Read time: 5 minutes
Published: December 01, 2021
Last updated: November 04, 2022

Growth goals are top of mind for every subcontractor. Subcontractors know where they want to be, and they want to do the work it takes to get there. But piling on projects in the name of hitting a revenue goal can be counterintuitive to success—catastrophic even. Scaling too quickly creates challenges that prevent you from creating sustainable growth.  

We sat down with construction consultant Jerry Aliberti, principal of Pro-Accel, to get his take on where subcontractors should focus their attention when trying to achieve responsible growth. He provided six reasons your business may not be scaling properly—and the ways you can course correct.

1. Cash Flow Problems

Growth demands resources, like more labor, materials, equipment, and administrative resources. But when your business starts growing faster than your ability to fund it, cash flow issues will come barreling down on you. You may find yourself with supplier invoices with net-30 terms stacked up on your desk, while your bank account only has enough to cover a couple of weeks’ worth of payroll.

The Solution: Before you prioritize growth goals, set a goal of building a six-month reserve of working capital options. This not only serves as a safety net, helping you stay operational if you run into cash flow challenges, but it can also be used to fund new opportunities and business growth. Create cash flow charts to understand when capital is needed and get a good idea of how much you’ll potentially need. This foundation helps ensure you can take on new projects and withstand the unexpected without jeopardizing your financial stability.

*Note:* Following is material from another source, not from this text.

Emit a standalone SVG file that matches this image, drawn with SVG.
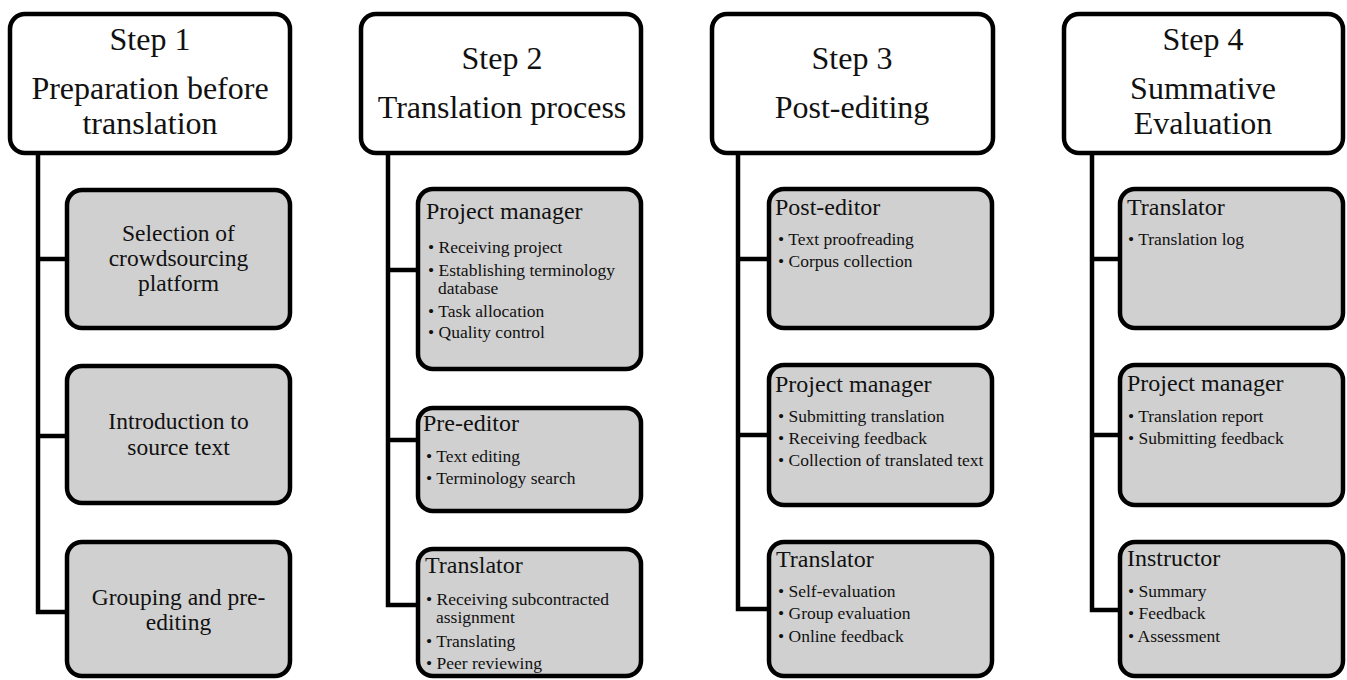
<svg xmlns="http://www.w3.org/2000/svg" width="1347" height="680" viewBox="0 0 1347 680" font-family="'Liberation Serif', 'DejaVu Serif', 'Times New Roman', serif">
<style>
.hdr{fill:#fff;stroke:#000;stroke-width:4.5}
.box{fill:#d0d0d0;stroke:#000;stroke-width:4.5}
.con{fill:none;stroke:#000;stroke-width:4.5;stroke-linejoin:miter}
text{fill:#111}
.h{font-size:32px;text-anchor:middle}
.c{font-size:23.5px;text-anchor:middle}
.t{font-size:24px}
.b{font-size:17.5px}
</style>
<rect width="1347" height="680" fill="#fff"/>
<g id="connectors">
<path class="con" d="M38 153V612H67M38 259H67M38 436H67"/>
<path class="con" d="M388 153V605H418M388 270H418M388 440H418"/>
<path class="con" d="M738 153V609H769M738 259H769M738 435H769"/>
<path class="con" d="M1092 153V610H1120M1092 259H1120M1092 435H1120"/>
</g>
<g id="step1">
<rect class="hdr" x="10" y="14" width="280" height="139" rx="15"/>
<text class="h" x="150" y="50">Step 1</text>
<text class="h" x="150" y="99">Preparation before</text>
<text class="h" x="150" y="134">translation</text>
</g>
<g id="s1a">
<rect class="box" x="67" y="190" width="223" height="138" rx="15"/>
<text class="c" x="178.5" y="241">Selection of</text>
<text class="c" x="178.5" y="266">crowdsourcing</text>
<text class="c" x="178.5" y="291">platform</text>
</g>
<g id="s1b">
<rect class="box" x="67" y="366" width="223" height="137" rx="15"/>
<text class="c" x="178.5" y="429">Introduction to</text>
<text class="c" x="178.5" y="455">source text</text>
</g>
<g id="s1c">
<rect class="box" x="67" y="542" width="223" height="134" rx="15"/>
<text class="c" x="178.5" y="605">Grouping and pre-</text>
<text class="c" x="178.5" y="630">editing</text>
</g>
<g id="step2">
<rect class="hdr" x="361" y="14" width="280" height="139" rx="15"/>
<text class="h" x="502" y="69">Step 2</text>
<text class="h" x="502" y="118">Translation process</text>
</g>
<g id="s2a">
<rect class="box" x="418" y="189" width="223" height="180" rx="15"/>
<text class="t" x="426" y="219">Project manager</text>
<text class="b" x="428" y="253">• Receiving project</text>
<text class="b" x="428" y="276">• Establishing terminology</text>
<text class="b" x="438" y="294">database</text>
<text class="b" x="428" y="317">• Task allocation</text>
<text class="b" x="428" y="338">• Quality control</text>
</g>
<g id="s2b">
<rect class="box" x="418" y="408" width="223" height="103" rx="15"/>
<text class="t" x="423" y="431">Pre-editor</text>
<text class="b" x="426" y="462">• Text editing</text>
<text class="b" x="426" y="484">• Terminology search</text>
</g>
<g id="s2c">
<rect class="box" x="418" y="549" width="223" height="127" rx="15"/>
<text class="t" x="425" y="573">Translator</text>
<text class="b" x="426" y="605">• Receiving subcontracted</text>
<text class="b" x="436" y="623">assignment</text>
<text class="b" x="426" y="647">• Translating</text>
<text class="b" x="426" y="669">• Peer reviewing</text>
</g>
<g id="step3">
<rect class="hdr" x="712" y="14" width="281" height="139" rx="15"/>
<text class="h" x="852" y="69">Step 3</text>
<text class="h" x="852" y="118">Post-editing</text>
</g>
<g id="s3a">
<rect class="box" x="769" y="189" width="223" height="139" rx="15"/>
<text class="t" x="775" y="215">Post-editor</text>
<text class="b" x="778" y="245">• Text proofreading</text>
<text class="b" x="778" y="267">• Corpus collection</text>
</g>
<g id="s3b">
<rect class="box" x="769" y="365" width="223" height="140" rx="15"/>
<text class="t" x="775" y="392">Project manager</text>
<text class="b" x="778" y="422">• Submitting translation</text>
<text class="b" x="778" y="444">• Receiving feedback</text>
<text class="b" x="778" y="466">• Collection of translated text</text>
</g>
<g id="s3c">
<rect class="box" x="769" y="542" width="223" height="134" rx="15"/>
<text class="t" x="776" y="567">Translator</text>
<text class="b" x="778" y="597">• Self-evaluation</text>
<text class="b" x="778" y="619">• Group evaluation</text>
<text class="b" x="778" y="642">• Online feedback</text>
</g>
<g id="step4">
<rect class="hdr" x="1064" y="14" width="279" height="139" rx="15"/>
<text class="h" x="1203" y="50">Step 4</text>
<text class="h" x="1203" y="99">Summative</text>
<text class="h" x="1203" y="134">Evaluation</text>
</g>
<g id="s4a">
<rect class="box" x="1120" y="189" width="223" height="139" rx="15"/>
<text class="t" x="1127" y="215">Translator</text>
<text class="b" x="1128" y="245">• Translation log</text>
</g>
<g id="s4b">
<rect class="box" x="1120" y="365" width="223" height="140" rx="15"/>
<text class="t" x="1127" y="391">Project manager</text>
<text class="b" x="1128" y="422">• Translation report</text>
<text class="b" x="1128" y="444">• Submitting feedback</text>
</g>
<g id="s4c">
<rect class="box" x="1120" y="542" width="223" height="134" rx="15"/>
<text class="t" x="1127" y="566">Instructor</text>
<text class="b" x="1128" y="597">• Summary</text>
<text class="b" x="1128" y="619">• Feedback</text>
<text class="b" x="1128" y="642">• Assessment</text>
</g>
</svg>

2. Overcommitting Resources

A big reason subcontractors struggle to scale is they don’t have enough skilled workers or strong leaders to handle more projects. Early stage owners often try to do everything themselves, and without solid middle management like good project managers, superintendents, or foremen, it’s impossible to grow. On top of that, many subcontractors overextend their resources, both in terms of management and equipment, by taking on too many jobs at once, which leads to missed deadlines, poor quality on projects, and a damaged reputation. To make things worse, subcontractors often lack access to the capital they need to invest in the right equipment or cover the upfront costs associated with bigger projects.

Solution: Continue to enforce having a diverse working capital stack and focus on building a strong team. Invest in hiring and training your workforce, and develop leaders who can take ownership of projects. Be realistic about the jobs you accept, only taking on work you have the capacity to deliver well both in terms of capital and labor resources. And don’t be afraid to work with a financial expert or lender to secure the capital you need to grow responsibly. Create a scalable plan before taking on bigger jobs. Outline the roles you’ll need, set clear limits on your workload, and have a solid cash flow plan to avoid overextending yourself. Planning ahead will save you from burnout and set you up for sustainable growth.

3. Chasing Topline Revenue Over Bottom Line Profitability

This complements the previous point of not overextending resources, but it’s more about perception. Topline revenue figures can seem appealing for subcontracting executives looking to grow, e.g. going from $10M to $50M in revenue, and can be a great goal for your business to work toward. However, it shouldn’t be the only financial goal you establish. Focusing only on topline revenue can tempt you into bidding on larger jobs, but that can blind you to the metric that really matters: profitability. 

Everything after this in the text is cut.